On Monday, February 8th, Twitter said it was seeking talks with India’s technology minister in response to the country asking the app to take down 1,178 accounts that are supposedly spreading misinformation about the ongoing farmers’ protests. On February 4th, New Delhi wrote to Twitter asking it to remove all accounts which it said were backed by “arch-rival Pakistan or operated by sympathizers of Sikh separatists,” two technology minister sources told Reuters.
As explained by Reuters, Twitter said that it only partially complied with the orders by reducing the visibility of the hashtags that were containing harmful content and suspended accounts that were engaging in “clear examples of platform manipulation and spam.” Over the course of the past couple of months, tens of thousands of farmers have camped on the outskirts of India’s capital New Delhi demanding the withdrawal of new agriculture laws they say benefit private buyers at the expense of growers. This growing conflict in India offered an interesting example of Twitter’s challenge in hewing to its self-proclaimed support of free speech.
“We continue to be engaged with the government of India from a position of respect and have reached out to the Honourable Minister for a formal dialogue,” a spokeswoman for Twitter in India said, adding that the safety of its local staff was a top company priority. When Twitter first acknowledged the government’s non-compliance noticed they stated that they reviewed all government reports promptly and took action while ensuring it upheld free speech.
“We strongly believe that the open and free exchange of information has a positive global impact, and that the Tweets must continue to flow,” the Twitter spokeswoman said as reported by Reuters. “The power used for banning smartphone apps is the same power that is being used to direct Twitter to take down accounts and order internet shutdowns,” said Apar Gupta, the executive director of the Internet Freedom Foundation, according to the New York Times.
With the Indian government threatening jail time for Twitter’s India executives, it brings in the problem of free speech. The Indian government has ruled this issue as a matter of national security. However, the California-based company doesn’t necessarily have the same definition. The whole basis of the app is for people to speak their minds and practice free speech. Twitter put in the effort of blocking over 500 accounts, however, the Indian government still issued an order of non-compliance. Twitter specifically said that it was not going to be taking any action on the accounts that belonged to media organizations, journalists, activists, or politicians. The government seems to be taking this free speech platform and trying to control their people with it, which is unethical. Twitter is just doing its best to withhold its power by complying yet not completely giving up free speech.

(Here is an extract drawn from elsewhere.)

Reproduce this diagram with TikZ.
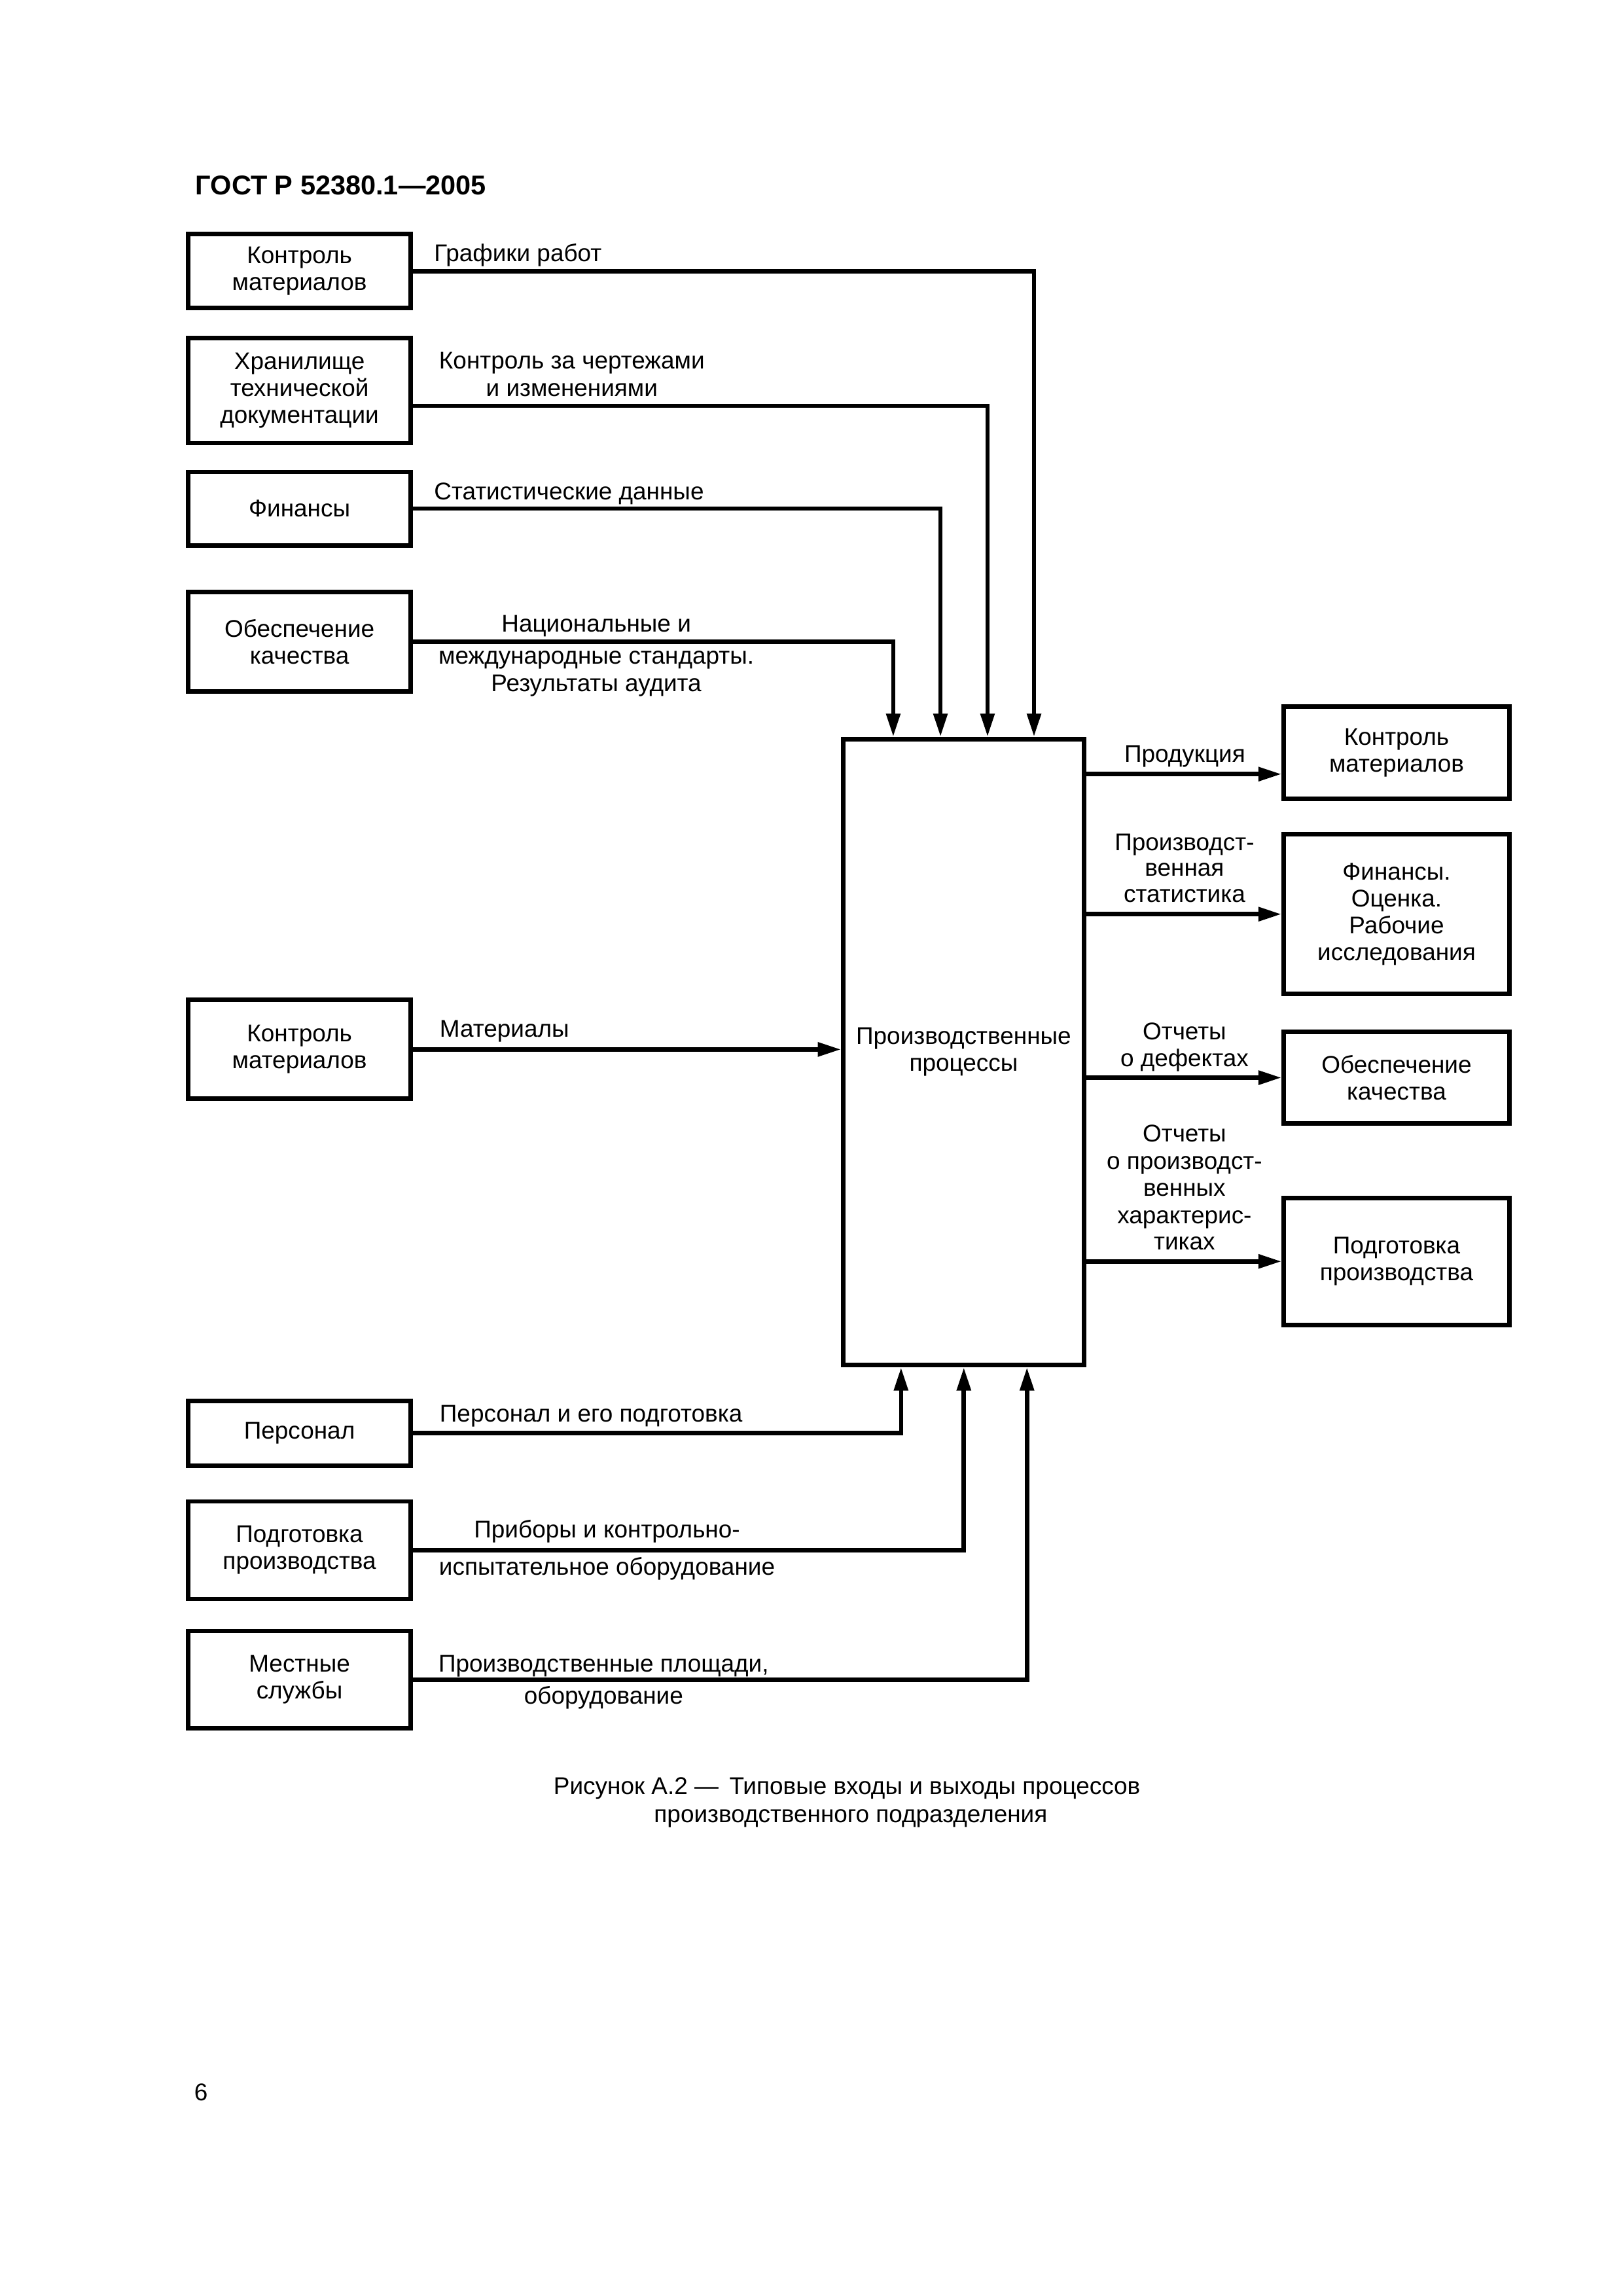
\documentclass[tikz,border=0pt]{standalone}
\usepackage{fontspec}
\setmainfont{Liberation Sans}
\usetikzlibrary{arrows.meta,calc}
\newlength\pxu
\setlength\pxu{0.190388mm}
\newcommand\lblfont{\fontsize{8.9}{9.9}\selectfont}
\begin{document}
\begin{tikzpicture}[x=0.190388mm, y=-0.190388mm,
  box/.style={draw, line width=1.65pt, minimum width=151.5\pxu, inner sep=0pt, align=center, font=\lblfont},
  rbox/.style={box, minimum width=153.4\pxu},
  arr/.style={line width=1.6pt, -{Triangle[length=3mm,width=1.75mm]}},
  lbl/.style={inner sep=0pt, font=\lblfont}
]
\useasboundingbox (0,0) rectangle (1103,1560.85);

% title
\node[inner sep=0pt, anchor=base west, font=\fontsize{10}{12}\selectfont\bfseries] (title) at (132.6,132.5) {ГОСТ Р 52380.1—2005};

% left boxes
\node[box, minimum height=50.3\pxu] (B1) at (203.6,184.35) {Контроль\\материалов};
\node[box, minimum height=71.2\pxu] (B2) at (203.6,265.6) {Хранилище\\технической\\документации};
\node[box, minimum height=49.9\pxu] (B3) at (203.6,345.75) {Финансы};
\node[box, minimum height=67.6\pxu] (B4) at (203.6,436.4) {Обеспечение\\качества};
\node[box, minimum height=67.2\pxu] (B5) at (203.6,713.4) {Контроль\\материалов};
\node[box, minimum height=44.1\pxu] (B6) at (203.6,974.25) {Персонал};
\node[box, minimum height=66.3\pxu] (B7) at (203.6,1053.85) {Подготовка\\производства};
\node[box, minimum height=66.2\pxu] (B8) at (203.6,1141.9) {Местные\\службы};

% main box
\node[box, minimum width=163.7\pxu, minimum height=425.6\pxu] (main) at (655.15,715.2) {Производственные\\процессы};

% right boxes
\node[rbox, minimum height=62.7\pxu] (R1) at (949.5,511.65) {Контроль\\материалов};
\node[rbox, minimum height=108.7\pxu] (R2) at (949.5,621.45) {Финансы.\\Оценка.\\Рабочие\\исследования};
\node[rbox, minimum height=62.4\pxu] (R3) at (949.5,732.6) {Обеспечение\\качества};
\node[rbox, minimum height=86.2\pxu] (R4) at (949.5,857.5) {Подготовка\\производства};

% column coordinates
\coordinate (c1) at (703,0);
\coordinate (c2) at (671.4,0);
\coordinate (c3) at (639.4,0);
\coordinate (c4) at (607.3,0);
\coordinate (d1) at (612.6,0);
\coordinate (d2) at (655.3,0);
\coordinate (d3) at (698.2,0);
\coordinate (b2out) at ($(B2.east)+(0,10.3)$);
\coordinate (r1in) at ($(R1.west)+(0,14.6)$);

% top inputs
\draw[arr] (B1.east) -| (c1 |- main.north);
\draw[arr] (b2out) -| (c2 |- main.north);
\draw[arr] (B3.east) -| (c3 |- main.north);
\draw[arr] (B4.east) -| (c4 |- main.north);
% left input
\draw[arr] (B5.east) -- (main.west |- B5.east);
% bottom inputs
\draw[arr] (B6.east) -| (d1 |- main.south);
\draw[arr] (B7.east) -| (d2 |- main.south);
\draw[arr] (B8.east) -| (d3 |- main.south);
% outputs
\draw[arr] (main.east |- r1in) -- (r1in);
\draw[arr] (main.east |- R2.west) -- (R2.west);
\draw[arr] (main.east |- R3.west) -- (R3.west);
\draw[arr] (main.east |- R4.west) -- (R4.west);

% labels top
\node[lbl, anchor=base west] (l1) at (294.8,177.6) {Графики работ};
\node[lbl, anchor=base] (l2a) at (388.8,250.6) {Контроль за чертежами};
\node[lbl, anchor=base] (l2b) at (388.8,269.2) {и изменениями};
\node[lbl, anchor=base west] (l3) at (294.8,339.9) {Статистические данные};
\node[lbl, anchor=base] (l4a) at (405.4,429.6) {Национальные и};
\node[lbl, anchor=base] (l4b) at (405.4,451.5) {международные стандарты.};
\node[lbl, anchor=base] (l4c) at (405.4,470.1) {Результаты аудита};
\node[lbl, anchor=base west] (l5) at (298.6,704.8) {Материалы};

% labels right
\node[lbl, anchor=base] (o1) at (805.5,518.1) {Продукция};
\node[lbl, anchor=base] (o2a) at (805.3,578) {Производст-};
\node[lbl, anchor=base] (o2b) at (805.3,595.5) {венная};
\node[lbl, anchor=base] (o2c) at (805.3,613.3) {статистика};
\node[lbl, anchor=base] (o3a) at (805.3,707) {Отчеты};
\node[lbl, anchor=base] (o3b) at (805.3,725.1) {о дефектах};
\node[lbl, anchor=base] (o4a) at (805.3,776.3) {Отчеты};
\node[lbl, anchor=base] (o4b) at (805.3,795) {о производст-};
\node[lbl, anchor=base] (o4c) at (805.3,813.1) {венных};
\node[lbl, anchor=base] (o4d) at (805.3,831.9) {характерис-};
\node[lbl, anchor=base] (o4e) at (805.3,849.7) {тиках};

% labels bottom
\node[lbl, anchor=base west] (p1) at (298.6,966.6) {Персонал и его подготовка};
\node[lbl, anchor=base] (p2a) at (412.7,1045.4) {Приборы и контрольно-};
\node[lbl, anchor=base] (p2b) at (412.7,1070.9) {испытательное оборудование};
\node[lbl, anchor=base] (p3a) at (410.4,1136.4) {Производственные площади,};
\node[lbl, anchor=base] (p3b) at (410.4,1158.6) {оборудование};

% caption
\node[lbl, anchor=base] (cap1) at (575.8,1220) {Рисунок А.2 — \,Типовые входы и выходы процессов};
\node[lbl, anchor=base] (cap2) at (578.4,1238.8) {производственного подразделения};

% page number
\node[lbl, anchor=base west] (pg) at (131.7,1428) {6};
\end{tikzpicture}
\end{document}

Indian farmers have been on the streets since November of last year, in attempts to repeal three new farm laws and demand a minimum support price for their produce. With more than 40 per cent of India’s workforce engaged in agriculture, as reported by the World Bank, these laws are extremely impactful to a large portion of the country. An official government survey done by the National Bank for Agriculture and Rural Development found that in the three years, the average amount of debt that farmers were liable for had doubled. These protests are going to continue and Twitter has done its part to help curb the spread of misinformation without violating free speech. However, according to the New York Times, under Indian Law, Twitter’s Indian executives could face up to seven years in jail and fines if the company fails to abide by the government orders since this is rules as national security.
Since the largely peaceful agitation has recently been jolted by violence and resulted in death in late January, the government’s requests were out of national security. Twitter complied and did its part to help ease the tension through their end. However, their decision not to block media companies, journalists, activists, and politicians was the ethical thing to do, especially since doing so would “violate their fundamental right to free expression under the Indian law,” as explained in BBC.
The threat to imprison and fine Indian Twitter executives is a misuse of power, since the company complied for the most part, while still honouring free speech. “I think we need to move beyond the rhetoric and move to action if the government really believes that Twitter has violated the law. What is the point of issuing statements, having meetings, when you think they are breaking the law? What is stopping the government from taking action?” Nikhil Pahwa, a digital rights activist and editor of MediaNama, a technology policy website told BBC News.